> **Raw data**
______________________________

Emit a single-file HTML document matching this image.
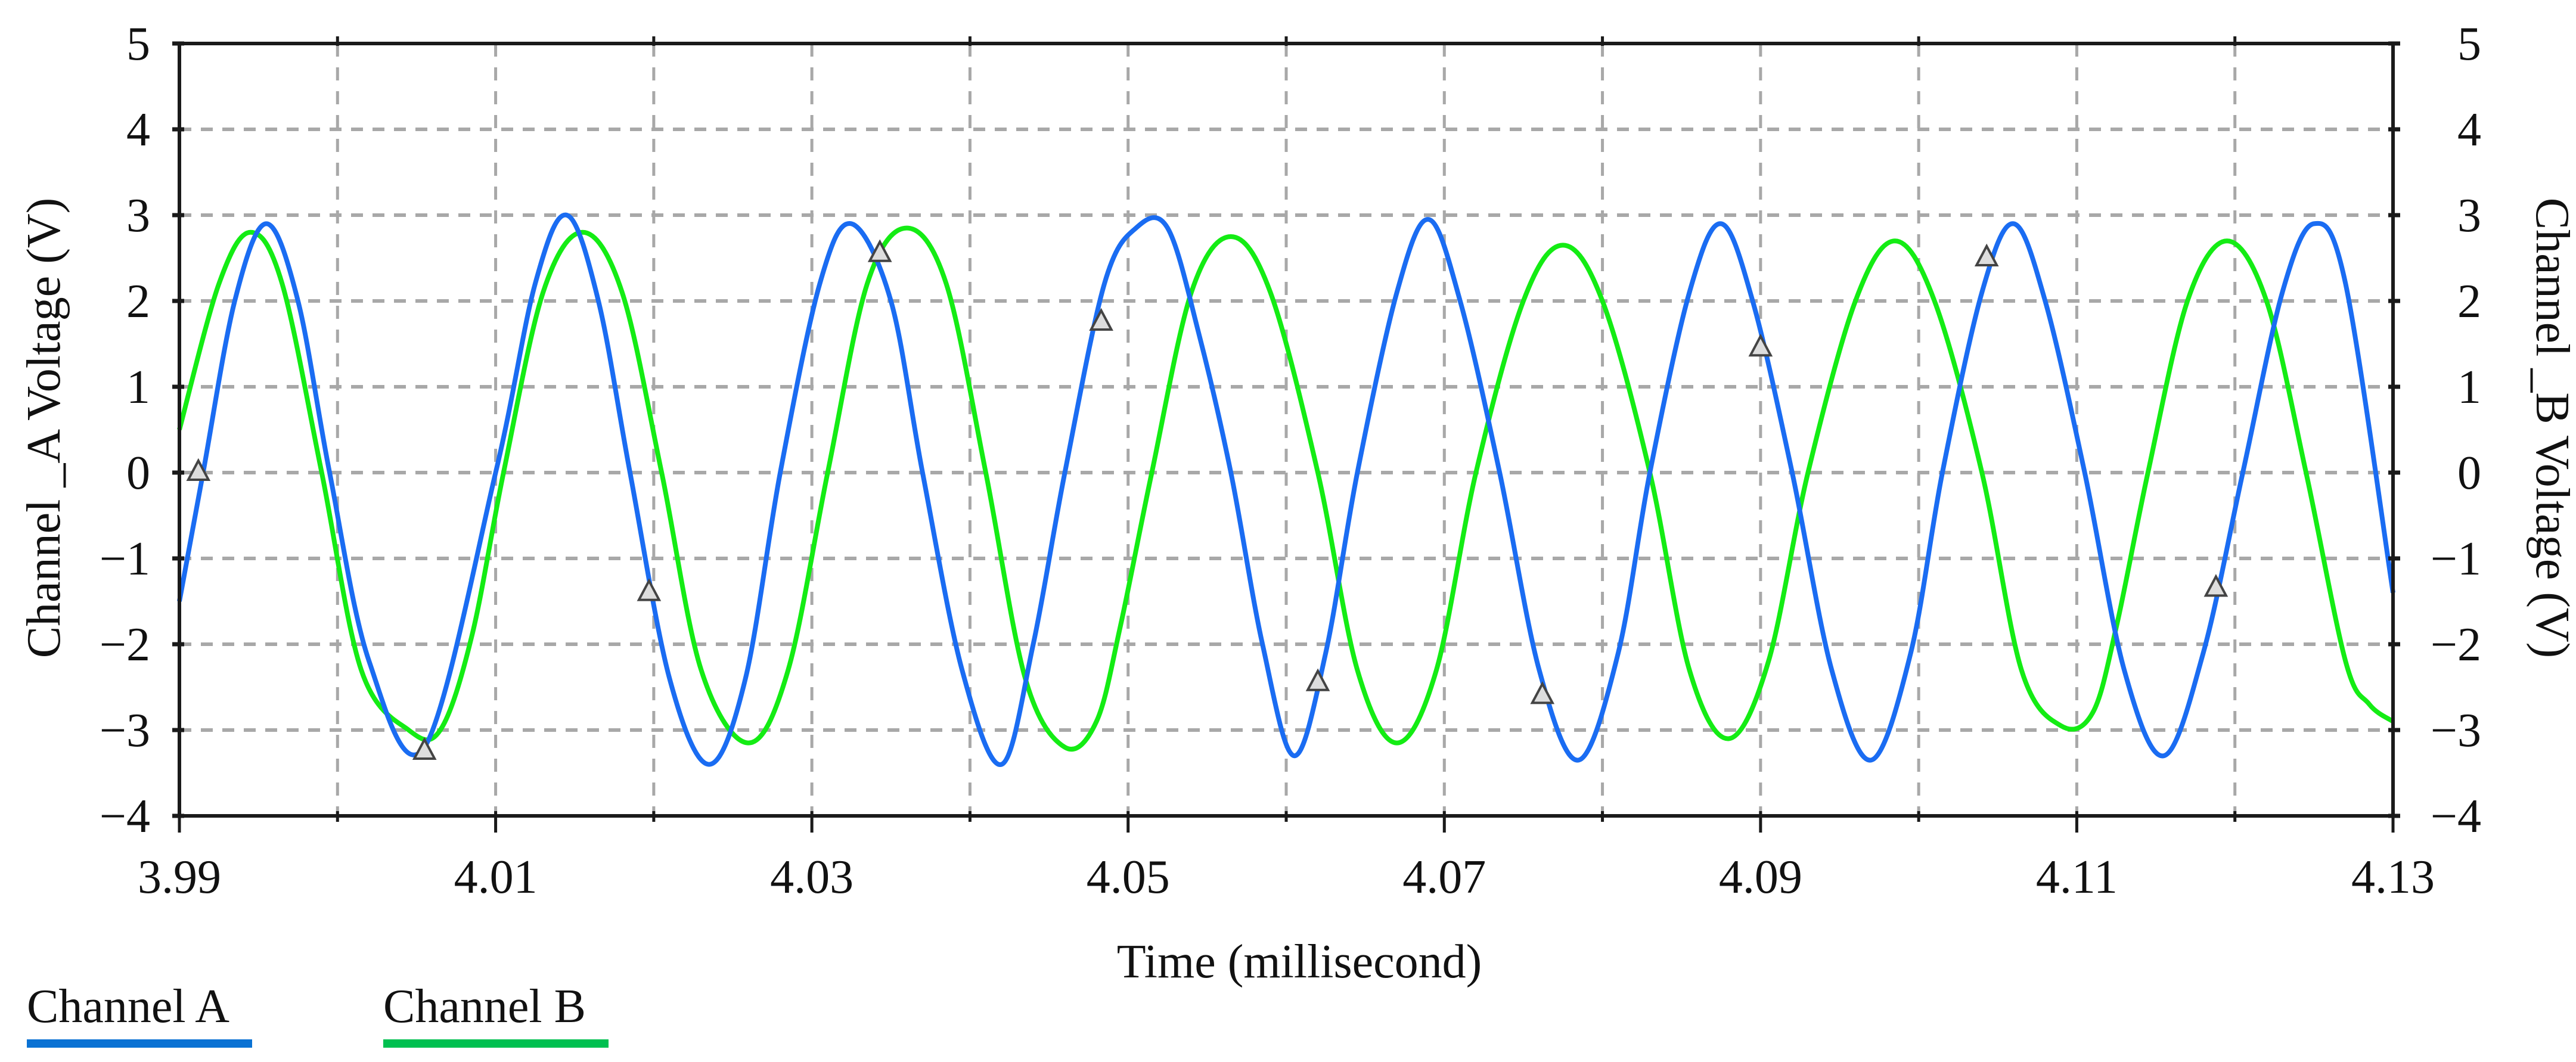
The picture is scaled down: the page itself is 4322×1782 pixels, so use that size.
<!DOCTYPE html>
<html><head><meta charset="utf-8">
<style>
html,body{margin:0;padding:0;background:#fff;}
svg{display:block;}
text{font-family:"Liberation Serif",serif;fill:#111;}
</style></head>
<body>
<svg id="chart" width="4322" height="1782" viewBox="0 0 4322 1782" xmlns="http://www.w3.org/2000/svg">
<g id="grid"></g>
<g id="series"></g>
<g id="markers"></g>
<g id="axes"></g>
<text x="2180" y="1640" font-size="80" text-anchor="middle">Time (millisecond)</text>
<text transform="translate(100,718) rotate(-90)" font-size="80" text-anchor="middle">Channel _A Voltage (V)</text>
<text transform="translate(4256,718) rotate(90)" font-size="80" text-anchor="middle">Channel _B Voltage (V)</text>
<g>
<text x="45" y="1715" font-size="80">Channel A</text>
<rect x="45" y="1744" width="378" height="14" fill="#0a72d4"/>
</g>
<g>
<text x="643" y="1715" font-size="80">Channel B</text>
<rect x="643" y="1744" width="378" height="14" fill="#00c050"/>
</g>
</svg>
<script>
const xTicks = [3.99, 4.01, 4.03, 4.05, 4.07, 4.09, 4.11, 4.13];
const xGrid = [4.00, 4.01, 4.02, 4.03, 4.04, 4.05, 4.06, 4.07, 4.08, 4.09, 4.10, 4.11, 4.12];
const yTicks = [-4, -3, -2, -1, 0, 1, 2, 3, 4, 5];
const yTickLabels = ["\u22124","\u22123","\u22122","\u22121","0","1","2","3","4","5"];
const aTime = [3.990,3.9915,3.9935,3.9955,3.9975,3.9995,4.002,4.0055,4.010,4.0125,4.0145,4.0165,4.0185,4.021,4.0235,4.0258,4.028,4.0305,4.0325,4.035,4.037,4.0395,4.042,4.044,4.046,4.0485,4.0505,4.0525,4.0545,4.0565,4.0585,4.0605,4.0625,4.0645,4.067,4.069,4.071,4.0735,4.076,4.0785,4.081,4.083,4.0855,4.0875,4.0895,4.092,4.0945,4.097,4.0995,4.1015,4.104,4.106,4.108,4.1105,4.113,4.1155,4.118,4.1205,4.123,4.125,4.127,4.130];
const aVolt = [-1.5,0,2.0,2.9,2.0,0,-2.2,-3.2,0,2.2,3.0,2.0,0,-2.4,-3.4,-2.4,0,2.2,2.9,2.0,0,-2.3,-3.4,-2.0,0,2.2,2.85,2.85,1.6,0,-2.0,-3.3,-2.1,0,2.1,2.95,2.0,0,-2.3,-3.35,-2.1,0,2.1,2.9,2.0,0,-2.3,-3.35,-2.1,0,2.1,2.9,2.0,0,-2.3,-3.3,-2.1,0,2.1,2.9,2.2,-1.4];
const bTime = [3.990,3.9925,3.9945,3.9965,3.999,4.0015,4.0045,4.0065,4.0085,4.0105,4.013,4.0155,4.018,4.0205,4.023,4.026,4.0285,4.031,4.0335,4.036,4.0385,4.041,4.0435,4.046,4.048,4.0495,4.0515,4.054,4.0565,4.059,4.062,4.0645,4.067,4.0695,4.072,4.075,4.0775,4.080,4.083,4.0855,4.088,4.0905,4.093,4.096,4.0985,4.101,4.104,4.1065,4.109,4.111,4.1125,4.1145,4.117,4.1195,4.122,4.1245,4.127,4.1285,4.130];
const bVolt = [0.5,2.2,2.8,2.2,0,-2.3,-3.0,-3.0,-1.9,0,2.1,2.8,2.1,0,-2.3,-3.15,-2.3,0,2.2,2.85,2.2,0,-2.4,-3.2,-2.9,-1.8,0,2.1,2.75,2.1,0,-2.3,-3.15,-2.3,0,2.0,2.65,2.0,0,-2.3,-3.1,-2.2,0,2.0,2.7,2.0,0,-2.3,-2.95,-2.8,-1.8,0,2.0,2.7,2.0,0,-2.2,-2.7,-2.9];
const markerTime = [3.9912,4.0055,4.0197,4.0343,4.0483,4.062,4.0762,4.090,4.1043,4.1188];
const markerVolt = [0,-3.25,-1.4,2.55,1.75,-2.45,-2.6,1.45,2.5,-1.35];

const X0=301, X1=4015, Y0=73, Y1=1369;
const xMin=3.99, xMax=4.13, yMin=-4, yMax=5;
const NS="http://www.w3.org/2000/svg";
function sx(t){return X0+(t-xMin)/(xMax-xMin)*(X1-X0);}
function sy(v){return Y1-(v-yMin)/(yMax-yMin)*(Y1-Y0);}
function mk(tag,attrs,parent){const e=document.createElementNS(NS,tag);for(const k in attrs)e.setAttribute(k,attrs[k]);parent.appendChild(e);return e;}
const grid=document.getElementById('grid'),series=document.getElementById('series'),markers=document.getElementById('markers'),axes=document.getElementById('axes');

xGrid.forEach(t=>{const l=mk('line',{x1:sx(t),x2:sx(t),y1:Y0,y2:Y1,stroke:'#a8a8a8','stroke-width':5,'stroke-dasharray':'22 18'},grid);

});
yTicks.forEach(v=>{if(v===yMin||v===yMax)return;const l=mk('line',{x1:X0,x2:X1,y1:sy(v),y2:sy(v),stroke:'#a8a8a8','stroke-width':6,'stroke-dasharray':'20 16'},grid);

});

function smoothPath(ts,vs){const p=ts.map((t,i)=>[sx(t),sy(vs[i])]);let d='M'+p[0][0]+','+p[0][1];
for(let i=0;i<p.length-1;i++){const p0=p[Math.max(0,i-1)],p1=p[i],p2=p[i+1],p3=p[Math.min(p.length-1,i+2)];
const c1=[p1[0]+(p2[0]-p0[0])/6,p1[1]+(p2[1]-p0[1])/6],c2=[p2[0]-(p3[0]-p1[0])/6,p2[1]-(p3[1]-p1[1])/6];
d+=' C'+c1+' '+c2+' '+p2;}return d;}
const pb=mk('path',{d:smoothPath(bTime,bVolt),fill:'none',stroke:'#14ec14','stroke-width':8,'stroke-linejoin':'round'},series);


const pa=mk('path',{d:smoothPath(aTime,aVolt),fill:'none',stroke:'#1a6cf2','stroke-width':8,'stroke-linejoin':'round'},series);



markerTime.forEach((t,i)=>{const x=sx(t),y=sy(markerVolt[i]);
const m=mk('polygon',{points:(x)+','+(y-20)+' '+(x-17)+','+(y+12)+' '+(x+17)+','+(y+12),fill:'#ddd',stroke:'#444','stroke-width':4},markers);

});

const frame=mk('rect',{x:X0,y:Y0,width:X1-X0,height:Y1-Y0,fill:'none',stroke:'#1a1a1a','stroke-width':6},axes);


[3.99,4.00,4.01,4.02,4.03,4.04,4.05,4.06,4.07,4.08,4.09,4.10,4.11,4.12,4.13].forEach(t=>{const major=xTicks.some(v=>Math.abs(v-t)<1e-6);
const tk=mk('line',{x1:sx(t),x2:sx(t),y1:Y1-8,y2:Y1+(major?28:10),stroke:'#1a1a1a','stroke-width':5},axes);

});
xTicks.forEach(t=>{const tx=mk('text',{x:sx(t),y:1498,'font-size':80,'text-anchor':'middle'},axes);tx.textContent=t.toFixed(2);

});
yTicks.forEach((v,i)=>{
const tl=mk('line',{x1:X0-12,x2:X0+8,y1:sy(v),y2:sy(v),stroke:'#1a1a1a','stroke-width':7},axes);


const tr=mk('line',{x1:X1-8,x2:X1+12,y1:sy(v),y2:sy(v),stroke:'#1a1a1a','stroke-width':7},axes);


const a=mk('text',{x:252,y:sy(v)+27,'font-size':80,'text-anchor':'end'},axes);a.textContent=yTickLabels[i];


const b=mk('text',{x:4163,y:sy(v)+27,'font-size':80,'text-anchor':'end'},axes);b.textContent=yTickLabels[i];

});
[4.00,4.02,4.04,4.06,4.08,4.10,4.12].forEach(t=>{const tk=mk('line',{x1:sx(t),x2:sx(t),y1:Y0-12,y2:Y0+4,stroke:'#1a1a1a','stroke-width':5},axes);

});
</script>
</body></html>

______________________________

> **What is being asked**
Which lines hold the word "document"? Show each one.

> **Correct response**
Emit a single-file HTML document matching this image.
function mk(tag,attrs,parent){const e=document.createElementNS(NS,tag);for(const k in attrs)e.setAttribute(k,attrs[k]);parent.appendChild(e);return e;}
const grid=document.getElementById('grid'),series=document.getElementById('series'),markers=document.getElementById('markers'),axes=document.getElementById('axes');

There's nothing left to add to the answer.